On Friday, October 6, 2017, Pacifica lost a $1.8 million settlement over what they claimed was price gouging by Empire State Realty Trust (ESRT), which had been raising antenna rental charges for WBAI at 9% per year for the last 12 years under a 15-year lease WBAI signed in 2005 that did not expire until 2020. The rent was set at more than half a million dollars annually, which Pacifica claimed was approximately 4 times the current market rent for Midtown Manhattan antenna rentals. Pacifica Radio's WBAI has housed its transmitter on the Empire State Building since 1966. The 9% annual rental increases were facilitated by the destruction of the twin towers on September 11, 2001, which dramatically reduced space available for comparable antennas. The ruling encumbered all of Pacifica's assets including KPFA and KPFB in Berkeley, KPFK in Los Angeles, WPFW in Washington, DC, and KPFT in Houston in addition to WBAI in New York City but does not affect the assets of any of its affiliates.
On April 6, 2018, The Pacifica Foundation announced the settlement on a series of agreements that release WBAI, the organization's New York radio station, from a court judgment as well as the last two years of its lease at the Empire State Building as of May 31, 2018. The Foundation later completed an agreement to relocate its transmission facility to a new site nearby.

On October 8, 2019, it was announced that WBAI's local operations were abruptly shut down. Their programming was superseded by Pacifica Across America: a compilation of work from sister stations and other sources; Democracy Now! continued to be broadcast.

The 2019 WBAI shutdown was litigated in the fall of 2019. The New York State Supreme Court ruled in November 2019 that the WBAI shutdown by then-executive director John Vernile was executed "ultra vires" (without the proper authority) and ordered the station re-opened.

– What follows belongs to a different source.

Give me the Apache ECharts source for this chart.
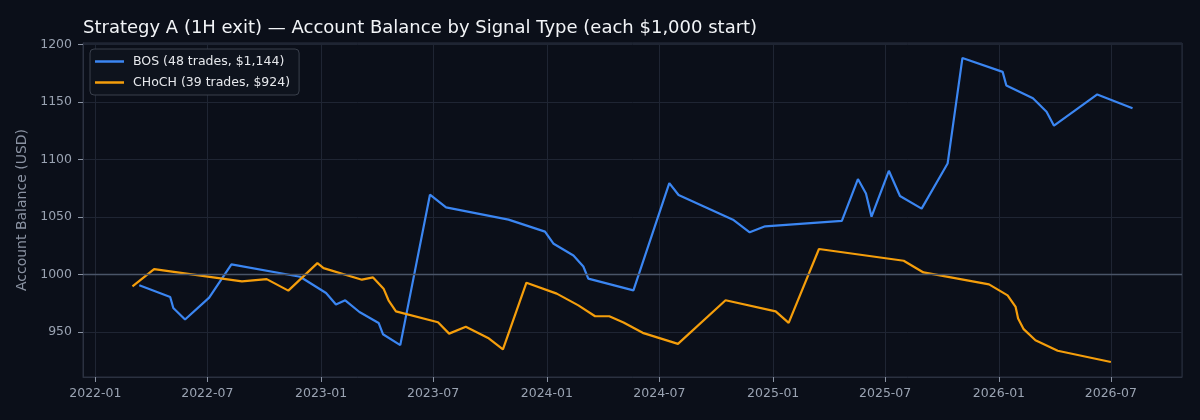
<!DOCTYPE html>
<html>

<head>
    <meta charset="utf-8">
    <title>Strategy A - Balance by Signal</title>
    <script src="https://cdn.jsdelivr.net/npm/echarts@6/dist/echarts.min.js"></script>
    <style>
        html, body { margin: 0; padding: 0; background: #0b0f19; }
    </style>
</head>

<body>
    <div id="main" style="width: 1200px;height:420px;"></div>
    <script type="text/javascript">
    // BOS equity curve
    var bosDates = ['2022-03-13', '2022-05-02', '2022-05-07', '2022-05-26', '2022-07-04', '2022-08-09',
        '2022-11-28', '2023-01-09', '2023-01-25', '2023-02-09', '2023-03-04', '2023-04-04', '2023-04-11',
        '2023-05-09', '2023-06-26', '2023-07-22', '2023-10-31', '2023-12-29', '2024-01-12', '2024-02-13',
        '2024-02-29', '2024-03-08', '2024-05-20', '2024-07-17', '2024-08-01', '2024-10-28', '2024-11-24',
        '2024-12-19', '2025-04-22', '2025-05-18', '2025-05-31', '2025-06-09', '2025-07-07', '2025-07-25',
        '2025-08-29', '2025-10-10', '2025-11-03', '2026-01-07', '2026-01-13', '2026-02-25', '2026-03-19',
        '2026-03-31', '2026-06-09', '2026-08-05'];
    var bosBalance = [990.5, 980.3, 970.8, 960.8, 979.8, 1008.7,
        998.0, 983.8, 973.8, 977.5, 967.3, 957.8, 948.0,
        938.5, 1069.3, 1058.3, 1047.6, 1037.2, 1026.6, 1016.5,
        1006.9, 996.3, 986.1, 1079.4, 1069.0, 1047.6, 1036.6,
        1041.8, 1046.5, 1082.9, 1070.4, 1050.2, 1090.1, 1068.2,
        1057.2, 1096.4, 1188.2, 1176.1, 1164.3, 1153.1, 1141.4,
        1129.3, 1156.5, 1144.4];

    // CHoCH equity curve
    var chochDates = ['2022-03-02', '2022-04-06', '2022-08-26', '2022-10-05', '2022-11-09', '2022-12-26',
        '2023-01-05', '2023-03-08', '2023-03-26', '2023-04-12', '2023-04-20', '2023-05-02', '2023-07-09',
        '2023-07-27', '2023-08-23', '2023-09-28', '2023-10-22', '2023-11-29', '2024-01-17', '2024-02-21',
        '2024-03-19', '2024-04-11', '2024-05-04', '2024-06-04', '2024-07-31', '2024-10-16', '2025-01-05',
        '2025-01-26', '2025-03-16', '2025-07-31', '2025-09-01', '2025-12-16', '2026-01-15', '2026-01-28',
        '2026-02-01', '2026-02-10', '2026-03-01', '2026-04-06', '2026-07-01'];
    var chochBalance = [989.6, 1004.6, 993.9, 995.9, 985.9, 1009.8,
        1005.5, 995.4, 997.4, 987.6, 977.5, 967.9, 958.4,
        948.5, 954.4, 944.8, 934.8, 992.8, 983.3, 973.1,
        963.6, 963.6, 958.2, 949.2, 939.6, 977.5, 967.9,
        957.8, 1022.1, 1011.9, 1001.7, 991.3, 981.8, 971.7,
        961.6, 952.4, 942.8, 933.6, 923.8];

    var seriesNames = ['BOS (48 trades, $1,144)', 'CHoCH (39 trades, $924)'];
    var startBalance = 1000;

    var myChart = echarts.init(document.getElementById('main'));

    function zip(d, v) {
        return d.map(function (t, i) { return [t, v[i]]; });
    }

    var DAY = 86400000;
    var font = 'DejaVu Sans';
    var gridColor = '#1f2533';
    var frameColor = '#2b3140';
    var tickText = '#9aa3b2';

    var option = {
        backgroundColor: '#0b0f19',
        animation: false,
        textStyle: { fontFamily: font },
        title: {
            text: 'Strategy A (1H exit) — Account Balance by Signal Type (each $1,000 start)',
            left: 78,
            top: 14,
            textStyle: { color: '#f2f4f7', fontSize: 18, fontWeight: 'normal', fontFamily: font }
        },
        legend: {
            orient: 'vertical',
            left: 90,
            top: 49,
            data: seriesNames,
            icon: 'rect',
            itemWidth: 29,
            itemHeight: 2.5,
            itemGap: 8,
            padding: [6, 9, 6, 5],
            backgroundColor: '#0e131d',
            borderColor: '#3a404c',
            borderWidth: 1,
            borderRadius: 4,
            textStyle: { color: '#e6e8ec', fontSize: 12.5, fontFamily: font, padding: [0, 0, 0, 4] }
        },
        grid: {
            left: 83,
            right: 18,
            top: 43,
            bottom: 43,
            show: true,
            borderColor: frameColor,
            borderWidth: 1
        },
        xAxis: {
            type: 'time',
            min: '2021-12-12',
            max: '2026-10-24',
            splitNumber: 8,
            minInterval: 170 * DAY,
            maxInterval: 190 * DAY,
            axisLine: { show: true, lineStyle: { color: frameColor } },
            axisTick: { show: true, length: 5, lineStyle: { color: '#8a93a3' } },
            splitLine: { show: true, lineStyle: { color: gridColor, width: 1 } },
            axisLabel: {
                color: tickText,
                fontSize: 12.5,
                fontFamily: font,
                margin: 10,
                showMinLabel: false,
                showMaxLabel: false,
                formatter: function (v) { return echarts.time.format(v, '{yyyy}-{MM}', false); }
            }
        },
        yAxis: {
            type: 'value',
            min: 910.8,
            max: 1201.2,
            splitNumber: 6,
            name: 'Account Balance (USD)',
            nameLocation: 'middle',
            nameGap: 51,
            nameTextStyle: { color: '#8b93a3', fontSize: 14, fontFamily: font },
            axisLine: { show: true, lineStyle: { color: frameColor } },
            axisTick: { show: true, length: 5, lineStyle: { color: '#8a93a3' } },
            splitLine: { show: true, lineStyle: { color: gridColor, width: 1 } },
            axisLabel: {
                color: tickText,
                fontSize: 12.5,
                fontFamily: font,
                margin: 11,
                showMinLabel: false,
                showMaxLabel: false,
                formatter: function (v) { return String(v); }
            }
        },
        series: [{
                name: seriesNames[0],
                type: 'line',
                showSymbol: false,
                symbol: 'none',
                data: zip(bosDates, bosBalance),
                lineStyle: { color: '#3b86f2', width: 2.2 },
                itemStyle: { color: '#3b86f2' },
                z: 3,
                markLine: {
                    silent: true,
                    symbol: 'none',
                    label: { show: false },
                    lineStyle: { color: '#4a5568', width: 1.3, type: 'solid' },
                    data: [{ yAxis: startBalance }]
                }
            },
            {
                name: seriesNames[1],
                type: 'line',
                showSymbol: false,
                symbol: 'none',
                data: zip(chochDates, chochBalance),
                lineStyle: { color: '#f59e0b', width: 2.2 },
                itemStyle: { color: '#f59e0b' },
                z: 3
            }
        ]
    };

    myChart.setOption(option);
    </script>
</body>

</html>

In April 2024, the FCC entered into a consent decree with Pacifica involving WBAI’s compliance with underwriting and sponsorship-identification rules. Under the agreement, Pacifica agreed to pay a $25,000 penalty, accept a short-term two-year license renewal for WBAI and implement a compliance plan across its stations.

==Programs==
===Democracy Now!===
A show that for years has been considered the flagship of Pacifica Radio's national programming is Democracy Now!, an independent news organization that covers democracy, human rights and justice issues, and questions the motives of U.S. foreign and domestic policy. Hosted by Amy Goodman and Juan González, this program is a compilation of news, interviews, and documentaries. Democracy Now! is heard and seen on more than 700 radio and TV stations across the U.S. including public-access television stations and satellite television channels Free Speech TV and Link TV. WDEV, based in Waterbury, Vermont, is the only commercial radio station in the U.S. that carries the program—even though it is also heard in north-central Vermont over Pacifica affiliate WGDR in Plainfield and its sister station, WGDH in Hardwick.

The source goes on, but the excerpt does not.